As noted, there are tax reasons why this portfolio cannot grow beyond its current size and a portion of this portfolio will be directed to private investments or investments where YAK owns >25% of the outstanding shares. It is difficult to speculate on the amount of value that can be created this way. The strong triple digit returns of the past 2 years will be difficult to replicate.
I have provided you with the various valuation items and explained how the tangible book value per share of C$1.46 excludes the value of KEDM, the real estate services business and the optionality of the real estate business. I believe the core of the investment thesis is that given its track record as an efficient capital allocation and its strong alignment through its 23.5% stake, Kuppy will continue to grow NAV/share.

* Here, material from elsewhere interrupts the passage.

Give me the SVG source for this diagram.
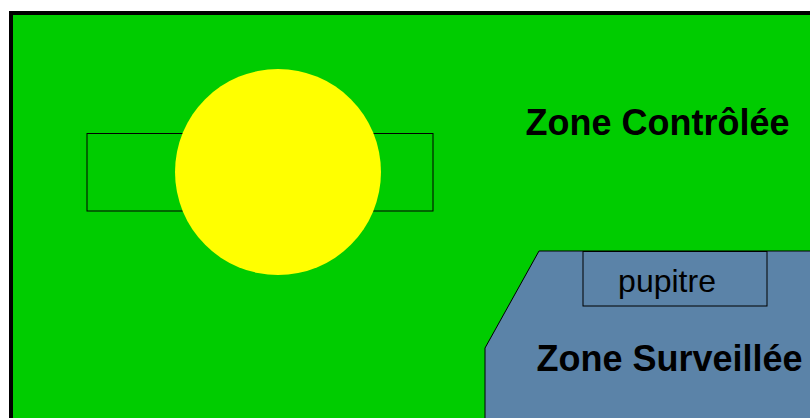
<svg xmlns="http://www.w3.org/2000/svg" width="810" height="418" viewBox="0 0 810 418">
<style>
.t{font-family:"Liberation Sans",Arial,sans-serif;fill:#000}
.b{font-weight:bold;font-size:36px}
.box{fill:none;stroke:#000;stroke-width:1}
</style>
<rect width="810" height="418" fill="#fff"/>
<g id="zone-controlee">
<rect x="11" y="13" width="820" height="430" fill="#00cc00" stroke="#000" stroke-width="4"/>
<text class="t b" x="657.5" y="135" text-anchor="middle">Zone Contrôlée</text>
</g>
<g id="reacteur">
<rect class="box" x="87" y="133.5" width="346" height="77.5"/>
<circle cx="278" cy="172" r="103" fill="#ffff00"/>
</g>
<g id="zone-surveillee">
<path d="M539,251 L815,251 L815,425 L485,425 L485,348 Z" fill="#5b83a8" stroke="#000" stroke-width="1"/>
<text class="t b" x="669.5" y="371" text-anchor="middle">Zone Surveillée</text>
</g>
<g id="pupitre">
<rect class="box" x="583" y="251.5" width="184" height="54.5" stroke="#222"/>
<text class="t" x="667" y="292" text-anchor="middle" font-size="32">pupitre</text>
</g>
<g id="connectors"/>
</svg>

Finally, I would like to highlight the high rate at which YAK has bought back its own shares over the past few years. Shares outstanding are down 19% since 2016. While many companies tend to overpay for buybacks, the 28% internal ownership ensures that management carefully considers valuation before buying back shares. Their continued buybacks, even at higher prices, means they clearly see value in the real estate sector, KEDM or the merchant banking franchise. The current NCIB has been maxed out, but I expect it to be renewed in 2022.
Given the small-cap nature of this business, a few more words about risk are in place. The stock is illiquid and it is difficult to build or exit large positions. A third of the business is still invested in Mongolia. Investing in Mongolia is not only expose you to a wide range of risks, historically many of these risks have materialized. Real estate values have almost constantly fallen and the repatriation of capital is never guaranteed. The publicly traded investment portfolio also has limited diversification, and diversification could further decrease if a large private company is acquired.